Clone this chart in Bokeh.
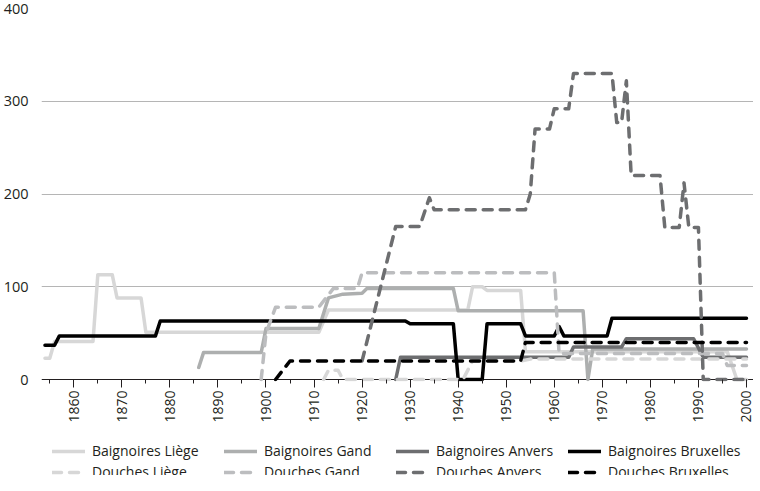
import math
from bokeh.plotting import figure
from bokeh.layouts import column
from bokeh.models import Legend, LegendItem, FixedTicker, Span, Range1d
from bokeh.embed import file_html
from bokeh.resources import INLINE

# ---------------- data (year, value) breakpoints ----------------
bl_year = [1854, 1855, 1856, 1864, 1865, 1868, 1869, 1874, 1875, 1911, 1913, 1942, 1943, 1945, 1946, 1953, 1954, 1996, 1998, 2000]
bl_val  = [23, 23, 41, 41, 113, 113, 88, 88, 51, 51, 75, 75, 100, 100, 96, 96, 30, 30, 0, 0]

bg_year = [1886, 1887, 1899, 1900, 1911, 1913, 1916, 1920, 1921, 1939, 1940, 1966, 1967, 1968, 2000]
bg_val  = [13, 29, 29, 55, 55, 88, 92, 93, 98, 98, 74, 74, 0, 33, 33]

ba_year = [1927, 1928, 1963, 1964, 1974, 1975, 1989, 1991, 2000]
ba_val  = [0, 24, 24, 35, 35, 44, 44, 24, 24]

bb_year = [1854, 1856, 1857, 1877, 1878, 1929, 1930, 1939, 1940, 1945, 1946, 1953, 1954, 1960, 1961, 1962, 1971, 1972, 2000]
bb_val  = [37, 37, 47, 47, 63, 63, 60, 60, 0, 0, 60, 60, 47, 47, 57, 47, 47, 66, 66]

dl_year = [1912, 1913, 1915, 1916, 1941, 1943, 1953, 1955, 2000]
dl_val  = [0, 10, 10, 0, 0, 20, 20, 22, 22]

dg_year = [1899, 1900, 1902, 1911, 1914, 1919, 1920, 1960, 1961, 1995, 1996, 2000]
dg_val  = [0, 50, 78, 78, 98, 98, 115, 115, 28, 28, 15, 15]

da_year = [1920, 1927, 1932, 1934, 1935, 1954, 1955, 1956, 1959, 1960, 1963, 1964, 1972, 1973, 1974, 1975, 1976, 1982, 1983, 1986, 1987, 1988, 1990, 1991, 2000]
da_val  = [20, 165, 165, 196, 183, 183, 200, 270, 270, 292, 292, 330, 330, 277, 277, 322, 220, 220, 164, 164, 212, 164, 164, 0, 0]

db_year = [1902, 1905, 1953, 1954, 2000]
db_val  = [0, 20, 20, 40, 40]

tick_years = list(range(1860, 2001, 10))
minor_years = list(range(1855, 2001, 5))
y_ticks = [0, 100, 200, 300, 400]

labels = ["Baignoires Liège", "Baignoires Gand", "Baignoires Anvers", "Baignoires Bruxelles",
          "Douches Liège", "Douches Gand", "Douches Anvers", "Douches Bruxelles"]

# ---------------- main figure ----------------
FONT = "Open Sans"
TXT = "#231f20"

p = figure(frame_width=712, frame_height=373, output_backend="svg", toolbar_location=None,
           x_range=Range1d(1853.28, 2001.46), y_range=Range1d(-2.156, 400.0),
           min_border_left=32, min_border_right=0, min_border_top=8, min_border_bottom=44)
p.outline_line_color = None
p.background_fill_color = "white"
p.border_fill_color = "white"

p.xgrid.visible = False
p.ygrid.ticker = FixedTicker(ticks=[100, 200, 300, 400])
p.ygrid.grid_line_color = "#b5b5b5"
p.ygrid.grid_line_width = 1

p.xaxis.ticker = FixedTicker(ticks=tick_years, minor_ticks=minor_years)
p.xaxis.axis_line_color = None
p.xaxis.major_tick_in = 2
p.xaxis.major_tick_out = 6
p.xaxis.minor_tick_in = 2
p.xaxis.minor_tick_out = 2
p.xaxis.major_tick_line_color = TXT
p.xaxis.minor_tick_line_color = TXT
p.xaxis.major_label_orientation = math.pi / 2
p.xaxis.major_label_standoff = 3
p.xaxis.major_label_text_font = FONT
p.xaxis.major_label_text_font_size = "14px"
p.xaxis.major_label_text_color = TXT

p.yaxis.ticker = FixedTicker(ticks=y_ticks)
p.yaxis.axis_line_color = None
p.yaxis.major_tick_line_color = None
p.yaxis.minor_tick_line_color = None
p.yaxis.major_label_standoff = 7
p.yaxis.major_label_text_font = FONT
p.yaxis.major_label_text_font_size = "14.5px"
p.yaxis.major_label_text_color = TXT

zero = Span(location=0, dimension="width", line_color=TXT, line_width=1.2, level="underlay")
p.add_layout(zero)

LW = 3.5
DASH = "9 8"
specs = [
    (bl_year, bl_val, "#d7d7d7", "solid"),
    (bg_year, bg_val, "#adafaf", "solid"),
    (ba_year, ba_val, "#6d6e70", "solid"),
    (bb_year, bb_val, "#000000", "solid"),
    (dl_year, dl_val, "#d7d7d7", DASH),
    (dg_year, dg_val, "#bcbdbf", DASH),
    (da_year, da_val, "#6d6e70", DASH),
    (db_year, db_val, "#000000", DASH),
]
for xs, ys, col, dash in specs:
    p.line(xs, ys, line_color=col, line_width=LW, line_dash=dash,
           line_cap="round", line_join="round")

# ---------------- legend strip (separate small figure, no axes) ----------------
leg = figure(width=744, height=50, output_backend="svg", toolbar_location=None,
             x_range=Range1d(0, 1), y_range=Range1d(0, 1), min_border=0,
             x_axis_type=None, y_axis_type=None)
leg.grid.visible = False
leg.outline_line_color = None
leg.background_fill_color = "white"
leg.border_fill_color = "white"

# same series, drawn outside this strip's ranges (only their legend keys show)
leg_renderers = []
for xs, ys, col, dash in specs:
    r = leg.line(xs, ys, line_color=col, line_width=LW, line_dash=dash,
                 line_cap="round", line_join="round")
    leg_renderers.append(r)

items = [LegendItem(label=lab, renderers=[r]) for lab, r in zip(labels, leg_renderers)]
legend = Legend(items=items, orientation="horizontal", ncols=4, location=(11, -6),
                label_text_font=FONT, label_text_font_size="14px", label_text_color=TXT,
                label_text_line_height=1.0,
                glyph_width=33, glyph_height=14, label_standoff=7, label_height=14,
                label_width=130, spacing=2, padding=0, margin=0,
                border_line_alpha=0, background_fill_alpha=0)
leg.add_layout(legend, "center")

layout = column(p, leg, spacing=0)
open("out.html", "w").write(file_html(layout, INLINE))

◆ **TASK OBJECTIVE**
Give again, word for word, every line from the top of the data through the line with "20, 40, 40]", both ends included, and exclude the pictures.

◆ **REPLY TO THE EXERCISE**
Clone this chart in Bokeh.
import math
from bokeh.plotting import figure
from bokeh.layouts import column
from bokeh.models import Legend, LegendItem, FixedTicker, Span, Range1d
from bokeh.embed import file_html
from bokeh.resources import INLINE

# ---------------- data (year, value) breakpoints ----------------
bl_year = [1854, 1855, 1856, 1864, 1865, 1868, 1869, 1874, 1875, 1911, 1913, 1942, 1943, 1945, 1946, 1953, 1954, 1996, 1998, 2000]
bl_val  = [23, 23, 41, 41, 113, 113, 88, 88, 51, 51, 75, 75, 100, 100, 96, 96, 30, 30, 0, 0]

bg_year = [1886, 1887, 1899, 1900, 1911, 1913, 1916, 1920, 1921, 1939, 1940, 1966, 1967, 1968, 2000]
bg_val  = [13, 29, 29, 55, 55, 88, 92, 93, 98, 98, 74, 74, 0, 33, 33]

ba_year = [1927, 1928, 1963, 1964, 1974, 1975, 1989, 1991, 2000]
ba_val  = [0, 24, 24, 35, 35, 44, 44, 24, 24]

bb_year = [1854, 1856, 1857, 1877, 1878, 1929, 1930, 1939, 1940, 1945, 1946, 1953, 1954, 1960, 1961, 1962, 1971, 1972, 2000]
bb_val  = [37, 37, 47, 47, 63, 63, 60, 60, 0, 0, 60, 60, 47, 47, 57, 47, 47, 66, 66]

dl_year = [1912, 1913, 1915, 1916, 1941, 1943, 1953, 1955, 2000]
dl_val  = [0, 10, 10, 0, 0, 20, 20, 22, 22]

dg_year = [1899, 1900, 1902, 1911, 1914, 1919, 1920, 1960, 1961, 1995, 1996, 2000]
dg_val  = [0, 50, 78, 78, 98, 98, 115, 115, 28, 28, 15, 15]

da_year = [1920, 1927, 1932, 1934, 1935, 1954, 1955, 1956, 1959, 1960, 1963, 1964, 1972, 1973, 1974, 1975, 1976, 1982, 1983, 1986, 1987, 1988, 1990, 1991, 2000]
da_val  = [20, 165, 165, 196, 183, 183, 200, 270, 270, 292, 292, 330, 330, 277, 277, 322, 220, 220, 164, 164, 212, 164, 164, 0, 0]

db_year = [1902, 1905, 1953, 1954, 2000]
db_val  = [0, 20, 20, 40, 40]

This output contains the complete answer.